Skip to content

Feature: Sidecar Lifecycle Management Plugin #3062

@louis030195

Description

@louis030195

Summary

Add a lifecycle management plugin for Tauri sidecars that handles spawning, monitoring, health checks, auto-restart, and graceful shutdown of external binary processes.

Motivation

Currently, Tauri's sidecar support requires significant boilerplate for production-ready lifecycle management.
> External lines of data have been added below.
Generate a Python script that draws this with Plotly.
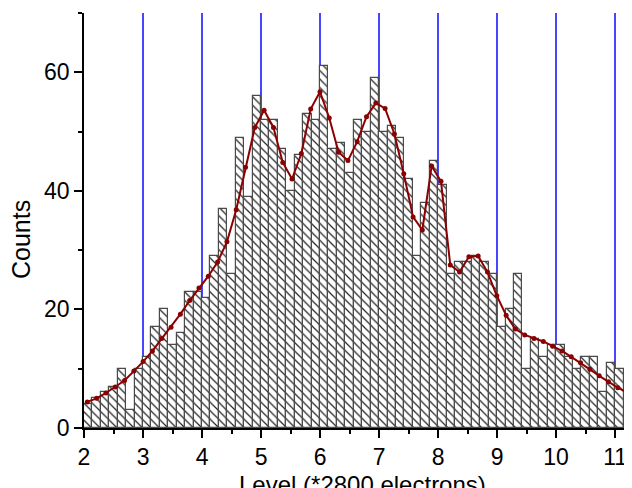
import plotly.graph_objects as go

# Histogram: bins of width 1/7 level starting at level 2
bin_start = 2.0
bin_width = 1.0 / 7.0
counts = [
    4, 5, 6, 7, 10, 3, 10,
    12, 17, 20, 14, 16, 23, 23,
    22, 29, 37, 26, 49, 39, 56,
    52, 52, 47, 40, 46, 53, 52,
    61, 47, 48, 43, 52, 50, 59,
    50, 51, 49, 42, 29, 38, 45,
    41, 26, 28, 28, 29, 28, 26,
    17, 20, 26, 10, 15, 12, 14,
    14, 12, 10, 12, 12, 6, 11,
    10, 2,
]
bin_centers = [bin_start + (i + 0.5) * bin_width for i in range(len(counts))]

# Smoothed curve
curve_x = [
    2.056, 2.214, 2.371, 2.529, 2.687, 2.845, 3.002, 3.160, 3.318, 3.475,
    3.633, 3.791, 3.948, 4.106, 4.264, 4.422, 4.579, 4.737, 4.895, 5.052,
    5.210, 5.368, 5.525, 5.683, 5.841, 5.999, 6.156, 6.314, 6.472, 6.629,
    6.787, 6.945, 7.102, 7.260, 7.418, 7.576, 7.733, 7.891, 8.049, 8.206,
    8.364, 8.522, 8.679, 8.837, 8.995, 9.153, 9.310, 9.468, 9.626, 9.783,
    9.941, 10.099, 10.256, 10.414, 10.572, 10.730, 10.887, 11.045, 11.203, 11.360,
]
curve_y = [
    4.4, 5.0, 5.9, 6.9, 8.0, 9.6, 11.2, 13.0, 15.1, 17.0,
    19.2, 21.5, 23.6, 25.6, 28.0, 31.4, 36.8, 44.0, 50.7, 53.6,
    50.7, 44.8, 42.0, 46.3, 53.8, 56.7, 52.3, 46.5, 45.1, 48.3,
    52.5, 54.8, 53.9, 49.6, 42.9, 35.6, 33.4, 44.2, 41.6, 27.5,
    26.3, 28.9, 29.0, 26.3, 22.3, 19.0, 16.7, 15.7, 15.1, 14.6,
    13.8, 13.0, 12.0, 11.0, 9.9, 8.8, 7.8, 6.8, 6.0, 5.3,
]

x_ticks = [2, 3, 4, 5, 6, 7, 8, 9, 10, 11]
y_ticks = [0, 20, 40, 60]
x_title = "Level (*2800 electrons)"
y_title = "Counts"

FONT = "Arial, Liberation Sans, sans-serif"

fig = go.Figure()
fig.add_trace(go.Bar(
    x=bin_centers, y=counts, width=bin_width,
    marker=dict(
        color="white",
        line=dict(color="#4a4a4a", width=1.2),
        pattern=dict(shape="\\", fgcolor="#222222", bgcolor="white",
                     size=6, solidity=0.2, fillmode="replace"),
    ),
    hoverinfo="skip",
))
fig.add_trace(go.Scatter(
    x=curve_x, y=curve_y, mode="lines+markers",
    line=dict(color="#8B0000", width=2),
    marker=dict(color="#8B0000", size=5),
))

# page body has an 8px margin; size/margins compensate so the plot area
# spans x 84..632 and y 13..428 in the window
fig.update_layout(
    width=624, height=480,
    margin=dict(l=76, r=0, t=5, b=60),
    paper_bgcolor="white", plot_bgcolor="white",
    showlegend=False, bargap=0,
    font=dict(family=FONT, size=23, color="black"),
    xaxis=dict(
        range=[2, 2 + 65 * bin_width],
        tickvals=x_ticks, ticks="outside", ticklen=8, tickwidth=1.5,
        tickcolor="black",
        minor=dict(dtick=0.5, tick0=2, ticks="outside", ticklen=4,
                   tickwidth=1.5, tickcolor="black", showgrid=False),
        showline=True, linecolor="black", linewidth=1.5,
        showgrid=True, gridcolor="rgb(70,70,255)", gridwidth=1.5,
        zeroline=False, automargin=False,
        tickfont=dict(size=23),
    ),
    yaxis=dict(
        range=[0, 70],
        tickvals=y_ticks, ticks="outside", ticklen=8, tickwidth=1.5,
        tickcolor="black",
        minor=dict(dtick=10, ticks="outside", ticklen=4, tickwidth=1.5,
                   tickcolor="black", showgrid=False),
        showline=True, linecolor="black", linewidth=1.5,
        showgrid=False, zeroline=False, automargin=False,
        tickfont=dict(size=23),
    ),
    annotations=[
        dict(
            text=y_title, textangle=-90, xref="paper", yref="paper",
            x=(21 - 84) / 548, y=(428 - 240) / 415,
            xanchor="center", yanchor="middle", showarrow=False,
            font=dict(size=25, family=FONT, color="black"),
        ),
        dict(
            text=x_title, xref="paper", yref="paper",
            x=(362 - 84) / 548, y=(428 - 484) / 415,
            xanchor="center", yanchor="middle", showarrow=False,
            font=dict(size=24, family=FONT, color="black"),
        ),
    ],
)

fig.write_html("out.html")
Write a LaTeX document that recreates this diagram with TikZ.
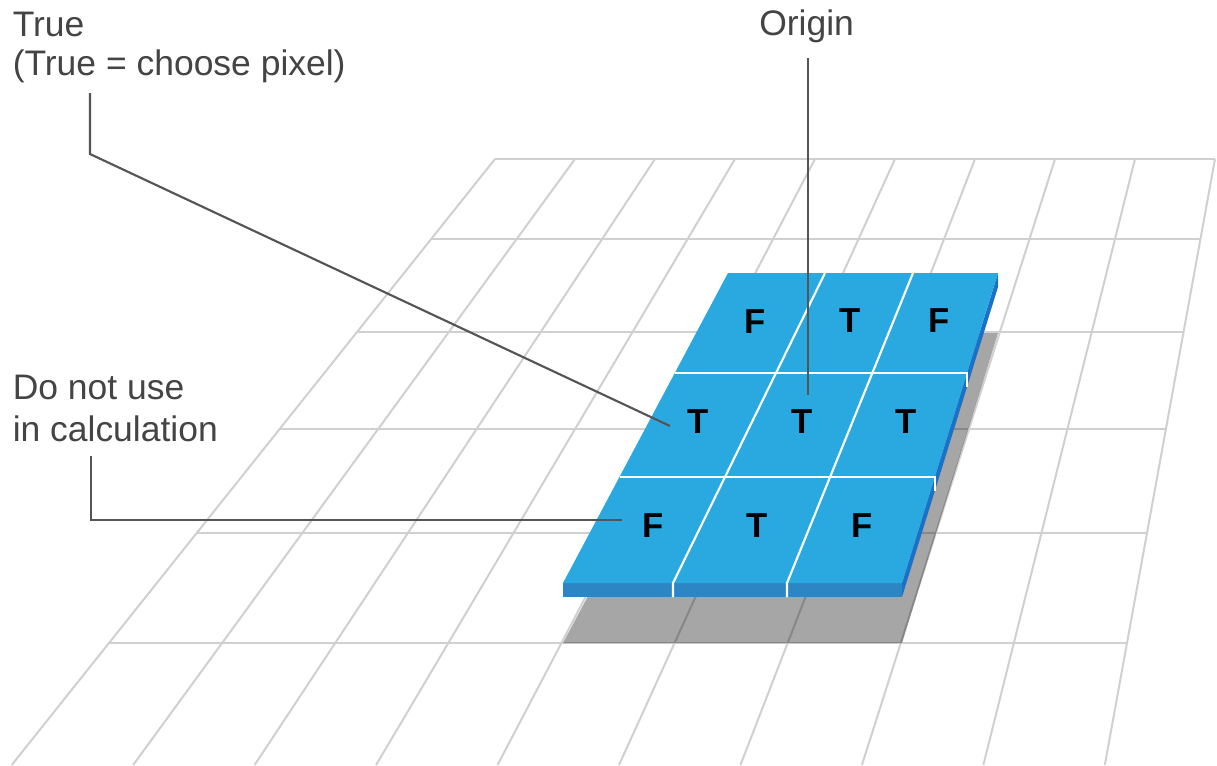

Developers must manually implement:

  • Process spawning and monitoring
  • Crash detection and auto-restart with backoff
  • Port conflict resolution
  • Health checking before usage
  • Graceful shutdown on app exit
  • Process cleanup to avoid orphans
  • Cross-platform signal handling

This is especially critical for apps using sidecars as critical infrastructure (e.g., local MCP servers, database engines, API servers) in regulated industries requiring high reliability.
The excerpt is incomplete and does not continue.